Digital Resources, Part II: ‘The Grand Tour’
I recently stumbled across the following digital resource, though I’ve not yet had the opportunity to use it (relatively few libraries seem to have yet picked it up). Comments are especially welcome from anyone who has begun to explore it. -CH. The following description comes from the website of Adam Matthew Digital:
The Grand Tour, a collection of research materials from Adam Matthew Digital
Editorial Board: Jeremy Black (University of Exeter), Melissa Calaresu (University of Cambridge), Edward Chaney (Southampton Solent University), Rosemary Sweet (University of Leicester), Emma Winter (Columbia University)

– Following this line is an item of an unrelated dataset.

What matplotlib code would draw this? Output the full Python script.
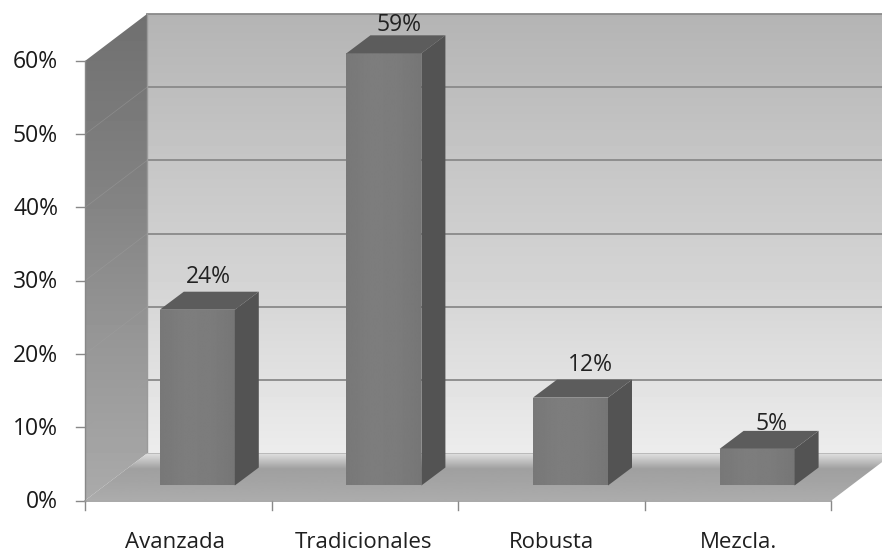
import matplotlib
matplotlib.use("Agg")
import matplotlib.pyplot as plt
import numpy as np
from matplotlib.patches import Polygon

plt.rcParams["font.family"] = ["Open Sans", "DejaVu Sans"]

categorias = ["Avanzada", "Tradicionales", "Robusta", "Mezcla."]
valores = [24, 59, 12, 5]
etiquetas = ["24%", "59%", "12%", "5%"]
ticks_y = [0, 10, 20, 30, 40, 50, 60]

# escala en pixeles de la referencia
W, H = 882, 554
X0, CAT_W = 85.0, 186.6
Y0, PCT_H = 500.5, 7.325
# profundidad del "3D", en unidades de datos
DX, DY = 62 / CAT_W, 47 / PCT_H
BASE_X, BASE_Y = 19 / CAT_W, 15 / PCT_H
BAR_DX, BAR_DY = 24 / CAT_W, 18 / PCT_H
BAR_W = 75 / CAT_W
# ajuste de cada etiqueta, en pixeles
AJUSTE_X = [11, 15, 20, 14]
AJUSTE_Y = [3, -2, 3, -5]
AJUSTE_CAT = [-3, -1, 0, 0]

fig = plt.figure(figsize=(W / 100, H / 100), dpi=100)
ax = fig.add_axes([0, 0, 1, 1])
ax.set_xlim(-X0 / CAT_W, (W - X0) / CAT_W)
ax.set_ylim((Y0 - H) / PCT_H, Y0 / PCT_H)
ax.axis("off")

n = len(categorias)
ymax = ticks_y[-1]


def degradado(puntos, colores, horizontal=False, z=1):
    # rellena un poligono con un degradado de grises
    pts = np.array(puntos)
    x0, x1 = pts[:, 0].min(), pts[:, 0].max()
    y0, y1 = pts[:, 1].min(), pts[:, 1].max()
    g = np.interp(np.linspace(0, 1, 128), np.linspace(0, 1, len(colores)), colores)
    img = g[None, :] if horizontal else g[:, None]
    im = ax.imshow(img, extent=(x0, x1, y0, y1), origin="upper", cmap="gray",
                   vmin=0, vmax=255, aspect="auto", zorder=z, interpolation="bilinear")
    poly = Polygon(puntos, closed=True, transform=ax.transData, facecolor="none", edgecolor="none")
    ax.add_patch(poly)
    im.set_clip_path(poly)


# pared de fondo
fondo = [(DX, DY), (n + DX, DY), (n + DX, ymax + DY), (DX, ymax + DY)]
degradado(fondo, [180, 198, 215, 236])
for t in ticks_y:
    ax.plot([DX, n + DX], [t + DY, t + DY], color="#8a8a8a", lw=1.3, zorder=2)

# pared izquierda
lateral = [(0, 0), (DX, DY), (DX, ymax + DY), (0, ymax)]
degradado(lateral, [112, 128, 150, 170], z=3)
for t in ticks_y[1:-1]:
    ax.plot([0, DX], [t, t + DY], color="#a0a0a0", lw=0.5, alpha=0.5, zorder=3.5)
ax.plot([DX, DX], [DY, ymax + DY], color="#9a9a9a", lw=1, zorder=3.5)

# piso
piso = [(0, 0), (DX, DY), (n + DX, DY), (n, 0)]
degradado(piso, [225, 160, 165, 172], z=4)
ax.plot([0, n], [0, 0], color="#999999", lw=1.2, zorder=4.5)

# barras
for i, v in enumerate(valores):
    x0 = i + 0.5 - BAR_W / 2 + BASE_X
    x1 = x0 + BAR_W
    y0 = BASE_Y
    y1 = v + BASE_Y
    frente = [(x0, y0), (x1, y0), (x1, y1), (x0, y1)]
    lado = [(x1, y0), (x1 + BAR_DX, y0 + BAR_DY), (x1 + BAR_DX, y1 + BAR_DY), (x1, y1)]
    tapa = [(x0, y1), (x1, y1), (x1 + BAR_DX, y1 + BAR_DY), (x0 + BAR_DX, y1 + BAR_DY)]
    degradado(frente, [120, 125, 124, 118], horizontal=True, z=5)
    ax.add_patch(Polygon(lado, closed=True, facecolor="#535353", edgecolor="none", zorder=5))
    ax.add_patch(Polygon(tapa, closed=True, facecolor="#5c5c5c", edgecolor="none", zorder=5))
    ax.text(x0 + BAR_W / 2 + AJUSTE_X[i] / CAT_W, y1 + BAR_DY + AJUSTE_Y[i] / PCT_H, etiquetas[i],
            ha="center", va="bottom", fontsize=16.5, color="#222222", zorder=6)

# ejes y etiquetas
for t in ticks_y:
    ax.plot([-9 / CAT_W, 0], [t, t], color="#888888", lw=1, zorder=4)
    ax.text(-27 / CAT_W, t - 1.5 / PCT_H, f"{t}%", ha="right", va="center", fontsize=16.5,
            color="#1a1a1a", zorder=6)
ax.plot([0, 0], [0, ymax], color="#888888", lw=1, zorder=4)
for i in range(n + 1):
    ax.plot([i, i], [0, -9 / PCT_H], color="#888888", lw=1, zorder=4)
for i, c in enumerate(categorias):
    ax.text(i + 0.5 + AJUSTE_CAT[i] / CAT_W, -42.5 / PCT_H, c, ha="center", va="center", fontsize=16,
            color="#1f1f1f", zorder=6)

fig.savefig("out.png", dpi=100)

Source Libraries: Beinecke Rare Book and Manuscript Library at Yale University, British Library, Yale Center for British Art, Paul Mellon Centre for Studies in British Art, Private Library of Edward Chaney, Birmingham Art Gallery, Durham University Library, Surrey History Centre, Southampton University, Cornwall Record Office, Northumberland County Archive, Buckinghamshire Archives, West Yorkshire Archive, Devon County Record Office
Nature of the Material
This collection of manuscript, visual and printed works allows scholars to compare a range of sources on the history of travel for the first time, including many from private or neglected collections. Printed texts have been double-keyed enabling full text-search; manuscript items have been indexed. A good number of images are in full colour, including all paintings. We include:
- Letters
- Diaries and journals
- Account books
- Printed guidebooks
- Published travel writing
- Paintings and sketches
- Architectural drawings
- Maps
Scope of the Collection
Taking the phenomenon of the Grand Tour as a starting point, this resource explores the relationship between Britain and Europe between c1550 and c1850, exploring the British response to travel on the Continent for pleasure, business and diplomacy. The Grand Tour includes the travel writings and works of some of Britain’s greatest artists, writers and thinkers, revealing how interaction with European culture shaped their creative and intellectual sensibilities. It also includes many writings by forgotten or anonymous travellers, including many women, whose daily experiences offer a vivid insight into the experience and practicalities of travel over the centuries. This collection of manuscript, visual and printed works allows scholars to explore Anglo-European relations during this period from every angle. Topics covered include:
- European political and religious life
- British diplomacy
- Material culture, taste and collecting
- Everyday life
- Life at court and social customs on the Continent
There is a wealth of detail about cities such as Paris, Geneva, Venice, Rome, Florence and Naples, that will excite both urban and architectural historians. The Grand Tour is also wonderful source of information about daily life between 1550 and 1850, highlighting such everyday issues as transportation, money, communications, food and drink, health and sex. The collection has a very broad appeal, and will be of great interest to: social, cultural and political historians interested in the period 1550-1850; literary scholars; and art history or fine art departments.
Primary Materials
Manuscripts of many prominent figures, including Sir William Hamilton, Joshua Reynolds, Sir Thomas Hoby, Richard Lassels, Sir Philip Sidney, John Evelyn, Charles Burney and Joseph Spence are featured. We also include a good number of accounts from female travellers, including Lady Hester Stanhope and Elizabeth Craven. We include many rare and essential printed sources, including travel accounts, guide books, histories and accounts of religious and political life. Authors include Henry Swinburne, Mariana Starke, J. Fenimore Cooper, Tobias Smollett and Henry Matthews. Visual material is a great strength of the resource, and we include a large number of paintings and sketches of Italy and the Continent, as well as portraits of Grand Tourists, by artists including: JMW Turner, Pompeo Batoni, Richard Wilson, William Pars, Thomas Rowlandson and Joseph Wright of Derby.
Secondary Sources
These primary materials are supplemented by excellent secondary sources to aid students with research:
- A searchable, full-text version of John Ingamell’s landmark Dictionary of British and Irish Travellers in Italy, 1701-1800. This remarkable work identifies over 6000 individual travellers, providing biographies and details of their tours. It also functions as a database of manuscripts not included in the resource.
- A selection of digitised source material from the Brinsley Ford Archive at the Paul Mellon Centre, London. This incomparable research collection contains the notes, clippings and research gathered by Sir Brinsley Ford, from which John Ingamells compiled the Dictionary of British and Irish Travellers in Italy, 1701-1800.
- An indexed collection of hundreds of quality, modern photographs of Italy, providing a detailed visual source of all the historical sites, palaces and streets visited by tourists, to help students contextualise the written accounts.
- Exclusive essays by leading scholars from Art History, History, and Urban Studies perspectives, contextualising the Grand Tour and interpreting sources.